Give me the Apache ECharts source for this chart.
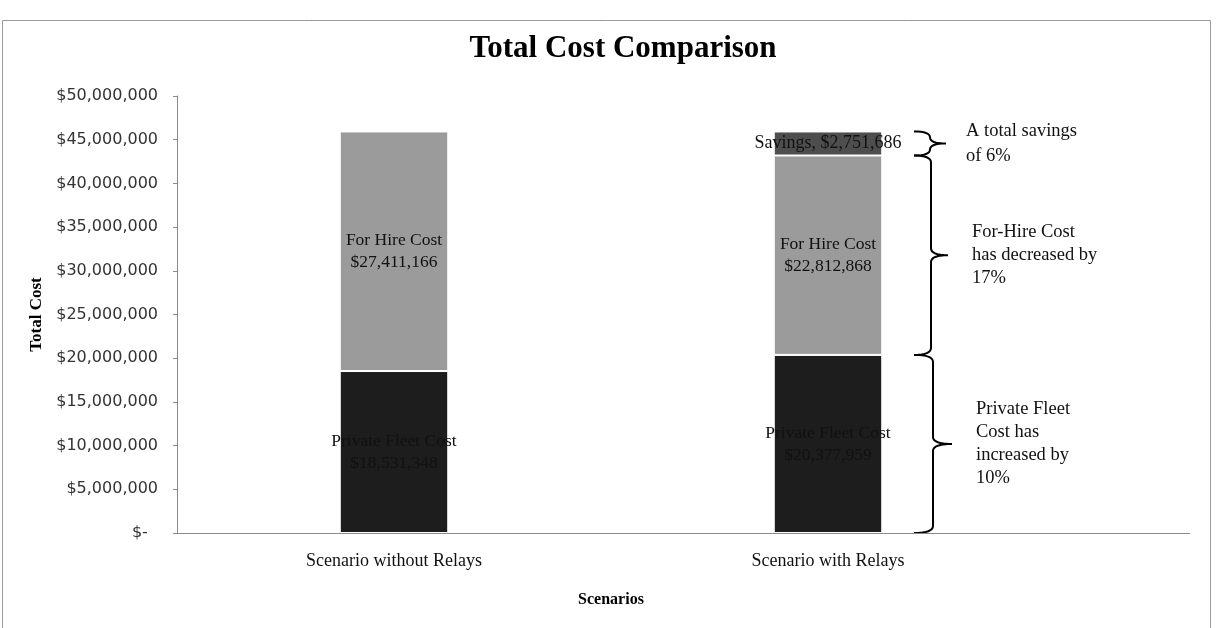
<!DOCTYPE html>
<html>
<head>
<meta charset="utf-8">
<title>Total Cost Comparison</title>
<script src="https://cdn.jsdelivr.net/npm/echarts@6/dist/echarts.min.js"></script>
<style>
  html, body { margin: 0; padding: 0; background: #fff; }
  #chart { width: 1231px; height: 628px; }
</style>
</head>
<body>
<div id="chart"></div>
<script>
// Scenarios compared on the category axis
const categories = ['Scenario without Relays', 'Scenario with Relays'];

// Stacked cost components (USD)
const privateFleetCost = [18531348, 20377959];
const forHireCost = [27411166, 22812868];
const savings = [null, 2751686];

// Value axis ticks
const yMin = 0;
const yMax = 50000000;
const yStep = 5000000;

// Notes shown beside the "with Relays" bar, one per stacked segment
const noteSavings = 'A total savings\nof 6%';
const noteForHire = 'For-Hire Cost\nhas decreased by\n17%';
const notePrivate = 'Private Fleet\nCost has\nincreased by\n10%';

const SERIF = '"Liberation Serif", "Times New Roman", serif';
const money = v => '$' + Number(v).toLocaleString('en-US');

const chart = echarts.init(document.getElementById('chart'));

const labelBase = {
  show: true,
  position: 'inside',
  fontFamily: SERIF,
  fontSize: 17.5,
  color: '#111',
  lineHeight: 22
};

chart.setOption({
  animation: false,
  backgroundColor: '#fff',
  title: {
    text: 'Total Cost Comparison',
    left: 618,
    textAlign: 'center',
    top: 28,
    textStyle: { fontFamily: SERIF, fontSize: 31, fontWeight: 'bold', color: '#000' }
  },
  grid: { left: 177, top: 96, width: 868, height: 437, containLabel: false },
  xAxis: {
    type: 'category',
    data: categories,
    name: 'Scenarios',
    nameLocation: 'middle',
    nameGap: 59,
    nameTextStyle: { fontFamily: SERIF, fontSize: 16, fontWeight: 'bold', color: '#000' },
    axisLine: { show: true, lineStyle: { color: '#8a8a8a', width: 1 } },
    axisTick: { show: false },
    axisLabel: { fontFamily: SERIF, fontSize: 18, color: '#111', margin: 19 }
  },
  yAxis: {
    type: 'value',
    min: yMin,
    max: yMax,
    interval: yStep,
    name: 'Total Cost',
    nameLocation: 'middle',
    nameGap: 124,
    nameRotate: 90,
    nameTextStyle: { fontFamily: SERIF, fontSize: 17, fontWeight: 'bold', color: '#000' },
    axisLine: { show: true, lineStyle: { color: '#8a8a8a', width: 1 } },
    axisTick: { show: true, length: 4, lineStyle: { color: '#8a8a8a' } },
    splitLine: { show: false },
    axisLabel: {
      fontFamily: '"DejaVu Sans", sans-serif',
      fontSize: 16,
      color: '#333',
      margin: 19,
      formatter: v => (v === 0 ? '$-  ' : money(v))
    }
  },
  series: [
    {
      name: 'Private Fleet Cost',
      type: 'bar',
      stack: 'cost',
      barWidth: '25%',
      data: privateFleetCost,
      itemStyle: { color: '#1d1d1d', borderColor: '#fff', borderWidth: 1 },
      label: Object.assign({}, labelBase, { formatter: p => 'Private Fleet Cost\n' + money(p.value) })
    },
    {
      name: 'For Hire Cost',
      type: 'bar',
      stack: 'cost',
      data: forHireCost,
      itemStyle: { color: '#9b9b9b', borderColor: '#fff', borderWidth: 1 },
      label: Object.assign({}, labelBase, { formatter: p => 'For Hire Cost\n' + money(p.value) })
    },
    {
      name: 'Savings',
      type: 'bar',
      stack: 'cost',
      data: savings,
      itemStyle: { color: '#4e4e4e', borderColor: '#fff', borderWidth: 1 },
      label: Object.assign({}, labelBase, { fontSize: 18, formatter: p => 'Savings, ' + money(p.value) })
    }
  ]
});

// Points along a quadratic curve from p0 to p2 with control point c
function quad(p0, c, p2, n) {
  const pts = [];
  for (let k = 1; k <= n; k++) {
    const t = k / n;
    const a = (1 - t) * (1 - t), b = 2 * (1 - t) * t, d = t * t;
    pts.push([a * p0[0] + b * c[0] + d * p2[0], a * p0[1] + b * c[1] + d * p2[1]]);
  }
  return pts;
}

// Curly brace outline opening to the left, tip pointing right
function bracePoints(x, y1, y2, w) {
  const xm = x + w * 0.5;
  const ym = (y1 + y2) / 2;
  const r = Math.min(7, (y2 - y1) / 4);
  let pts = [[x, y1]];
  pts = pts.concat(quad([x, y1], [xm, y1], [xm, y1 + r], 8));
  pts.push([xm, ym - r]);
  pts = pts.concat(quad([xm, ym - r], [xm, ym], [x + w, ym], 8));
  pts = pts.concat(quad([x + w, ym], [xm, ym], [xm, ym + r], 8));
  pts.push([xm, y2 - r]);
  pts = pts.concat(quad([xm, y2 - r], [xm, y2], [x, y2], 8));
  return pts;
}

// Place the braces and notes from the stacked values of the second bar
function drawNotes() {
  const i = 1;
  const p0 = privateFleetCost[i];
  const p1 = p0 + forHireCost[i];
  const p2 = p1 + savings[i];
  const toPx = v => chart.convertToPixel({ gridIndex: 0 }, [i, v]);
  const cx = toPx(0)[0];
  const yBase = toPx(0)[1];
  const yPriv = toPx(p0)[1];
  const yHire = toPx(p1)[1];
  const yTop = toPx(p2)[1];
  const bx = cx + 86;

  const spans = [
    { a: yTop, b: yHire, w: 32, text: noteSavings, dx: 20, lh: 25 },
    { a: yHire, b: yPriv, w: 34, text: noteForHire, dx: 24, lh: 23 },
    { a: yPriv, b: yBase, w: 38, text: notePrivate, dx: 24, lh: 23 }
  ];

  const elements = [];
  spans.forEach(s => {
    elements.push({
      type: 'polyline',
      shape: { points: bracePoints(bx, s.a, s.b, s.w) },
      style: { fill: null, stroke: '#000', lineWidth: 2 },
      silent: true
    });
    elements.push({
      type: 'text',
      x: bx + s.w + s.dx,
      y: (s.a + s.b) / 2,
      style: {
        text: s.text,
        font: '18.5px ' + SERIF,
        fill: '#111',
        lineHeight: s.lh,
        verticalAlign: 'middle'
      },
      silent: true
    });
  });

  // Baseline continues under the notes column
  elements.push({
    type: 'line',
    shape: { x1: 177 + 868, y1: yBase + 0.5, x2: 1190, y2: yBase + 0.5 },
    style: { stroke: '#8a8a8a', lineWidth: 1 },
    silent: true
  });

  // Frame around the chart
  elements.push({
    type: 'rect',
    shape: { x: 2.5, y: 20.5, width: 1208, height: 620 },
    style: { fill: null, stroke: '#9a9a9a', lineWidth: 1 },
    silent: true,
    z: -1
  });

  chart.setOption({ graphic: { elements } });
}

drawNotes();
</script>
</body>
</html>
::::::
Your task = From the first line above down to the line with "const money = v", reproduce every line and no others, omitting pictures.

Complete response =
Give me the Apache ECharts source for this chart.
<!DOCTYPE html>
<html>
<head>
<meta charset="utf-8">
<title>Total Cost Comparison</title>
<script src="https://cdn.jsdelivr.net/npm/echarts@6/dist/echarts.min.js"></script>
<style>
  html, body { margin: 0; padding: 0; background: #fff; }
  #chart { width: 1231px; height: 628px; }
</style>
</head>
<body>
<div id="chart"></div>
<script>
// Scenarios compared on the category axis
const categories = ['Scenario without Relays', 'Scenario with Relays'];

// Stacked cost components (USD)
const privateFleetCost = [18531348, 20377959];
const forHireCost = [27411166, 22812868];
const savings = [null, 2751686];

// Value axis ticks
const yMin = 0;
const yMax = 50000000;
const yStep = 5000000;

// Notes shown beside the "with Relays" bar, one per stacked segment
const noteSavings = 'A total savings\nof 6%';
const noteForHire = 'For-Hire Cost\nhas decreased by\n17%';
const notePrivate = 'Private Fleet\nCost has\nincreased by\n10%';

const SERIF = '"Liberation Serif", "Times New Roman", serif';
const money = v => '$' + Number(v).toLocaleString('en-US');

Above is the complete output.